Adding to this economic and political mix a pernicious insurgency fueled by external support from the Gulf States that opted to frustrate and roll back any and all inspired movements for change in the region. For sure, the complexity of the internal situation is furthered by the intervention of regional and global actors wanting a ‘new’ order that is more inline with their own economic and political plans than anything independent or unique in Tunisia and other Arab Spring countries.

The Gulf States strategy includes funneling money into elections, supporting violent groups and calling for even more draconian approaches to Islam with the intent of scaring the populace back into submission and accepting the ancient despotic guards. Clearly this is evidenced in Egypt, Libya and Syria while for sure Tunisia had had its own share and the current political climate is influenced by it.

Parliamentary and current presidential elections are being marketed as a fight between the secular minded Essebsi and Islamist supported Marzouki.
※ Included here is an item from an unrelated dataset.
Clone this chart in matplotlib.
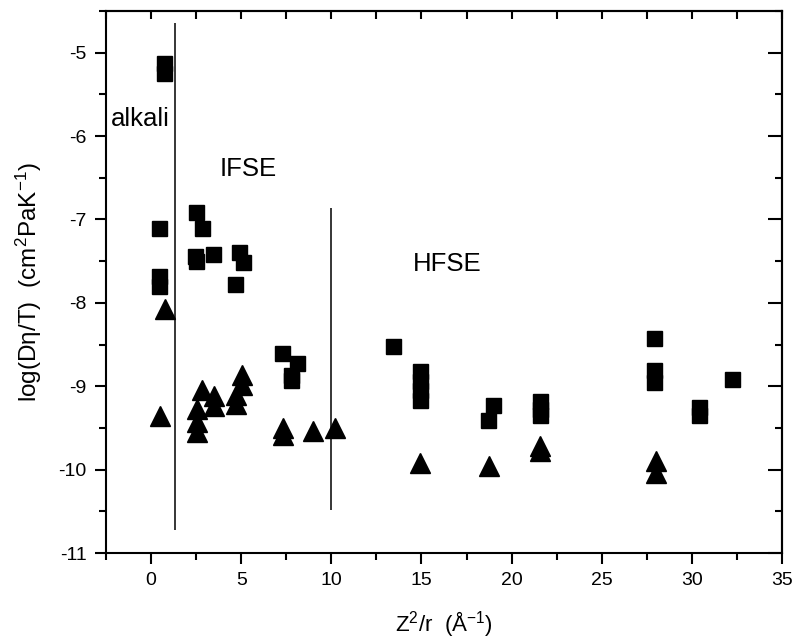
import numpy as np
import matplotlib.pyplot as plt
from matplotlib.ticker import MultipleLocator

plt.rcParams['font.family'] = ['Liberation Sans', 'DejaVu Sans']
plt.rcParams['mathtext.fontset'] = 'custom'
plt.rcParams['mathtext.rm'] = 'Liberation Sans'
plt.rcParams['mathtext.it'] = 'Liberation Sans'
plt.rcParams['axes.unicode_minus'] = False

# squares
sq_x = [0.7, 0.7, 0.45, 0.45, 0.45, 2.5, 2.85, 2.45, 2.5, 3.45, 4.9, 5.1, 4.65,
        7.25, 8.1, 7.75, 7.75,
        13.4, 14.9, 14.9, 14.9, 14.9, 18.95, 18.7, 21.6, 21.6, 21.6,
        27.9, 27.9, 27.9, 30.4, 30.4, 32.2]
sq_y = [-5.12, -5.24, -7.10, -7.68, -7.80, -6.91, -7.10, -7.44, -7.50, -7.41, -7.39, -7.51, -7.77,
        -8.60, -8.72, -8.86, -8.93,
        -8.52, -8.82, -8.94, -9.05, -9.17, -9.22, -9.41, -9.18, -9.27, -9.35,
        -8.42, -8.80, -8.95, -9.25, -9.34, -8.91]

# triangles
tri_x = [0.78, 0.5, 2.8, 3.5, 3.5, 2.55, 2.55, 2.55, 4.7, 4.7, 5.05, 5.05,
         7.3, 7.3, 9.0, 10.2,
         14.9, 18.75, 21.6, 21.6, 28.0, 28.0]
tri_y = [-8.07, -9.36, -9.05, -9.12, -9.24, -9.27, -9.43, -9.55, -9.11, -9.21, -8.87, -8.99,
         -9.50, -9.58, -9.54, -9.50,
         -9.92, -9.96, -9.72, -9.78, -9.90, -10.04]

# separator lines: x, ymin, ymax
sep_x = [1.34, 10.0]
sep_lo = [-10.72, -10.48]
sep_hi = [-4.65, -6.86]

fig = plt.figure(figsize=(8, 6.38), dpi=100)
ax = fig.add_axes([0.1325, 0.1332, 0.845, 0.8496])

ax.plot(sq_x, sq_y, 'ks', ms=10.8, linestyle='none')
ax.plot(tri_x, tri_y, 'k^', ms=14, linestyle='none')
ax.vlines(sep_x, sep_lo, sep_hi, colors='k', linewidth=1.1)

ax.text(-2.25, -5.79, 'alkali', fontsize=18.5, va='center', ha='left')
ax.text(3.8, -6.39, 'IFSE', fontsize=18.5, va='center', ha='left')
ax.text(14.5, -7.53, 'HFSE', fontsize=18.5, va='center', ha='left')

ax.set_xlim(-2.5, 35)
ax.set_ylim(-11, -4.5)
ax.xaxis.set_major_locator(MultipleLocator(5))
ax.xaxis.set_minor_locator(MultipleLocator(2.5))
ax.yaxis.set_major_locator(MultipleLocator(1))
ax.yaxis.set_minor_locator(MultipleLocator(0.5))
ax.set_yticks([-5, -6, -7, -8, -9, -10, -11])

# left/bottom ticks point out
ax.tick_params(which='both', direction='out', labelsize=14, width=1.5, pad=6)
ax.tick_params(which='major', length=8)
ax.tick_params(which='minor', length=5)

# top/right ticks point in, drawn with twin axes so direction can differ
axt = ax.secondary_xaxis('top')
axt.xaxis.set_major_locator(MultipleLocator(5))
axt.xaxis.set_minor_locator(MultipleLocator(2.5))
axt.tick_params(which='both', direction='in', length=6, width=1.5, labeltop=False)
axr = ax.secondary_yaxis('right')
axr.yaxis.set_major_locator(MultipleLocator(1))
axr.yaxis.set_minor_locator(MultipleLocator(0.5))
axr.tick_params(which='major', direction='in', length=10, width=1.5, labelright=False)
axr.tick_params(which='minor', direction='in', length=5, width=1.5)

for spine in ax.spines.values():
    spine.set_linewidth(1.5)
axt.spines['top'].set_linewidth(1.5)
axr.spines['right'].set_linewidth(1.5)

ax.set_xlabel(r'Z$^2$/r  ($\mathrm{\AA}^{-1}$)', fontsize=16, labelpad=14)
ax.set_ylabel(r'log(D$\eta$/T)  (cm$^2$PaK$^{-1}$)', fontsize=17.5, labelpad=10)

fig.savefig('out.png', dpi=100)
However, a more accurate assessment would be to think of the population being forced into a binary so as to keep it away from asking more critical questions about the background and the real ability of the old despotic but new ‘democratic’ leadership. How would the old guard fix what they themselves broke, stole and bankrupted at least for the past 30 years! Using the Islamists as the boogeyman is an easy and well-tested strategy and has been deployed successfully in Europe and today it is in vogue in Tunisia. Islamophobia is monetized into votes at the ballot box in Tunisia and the results will lead to further demonization of Muslims at home and abroad.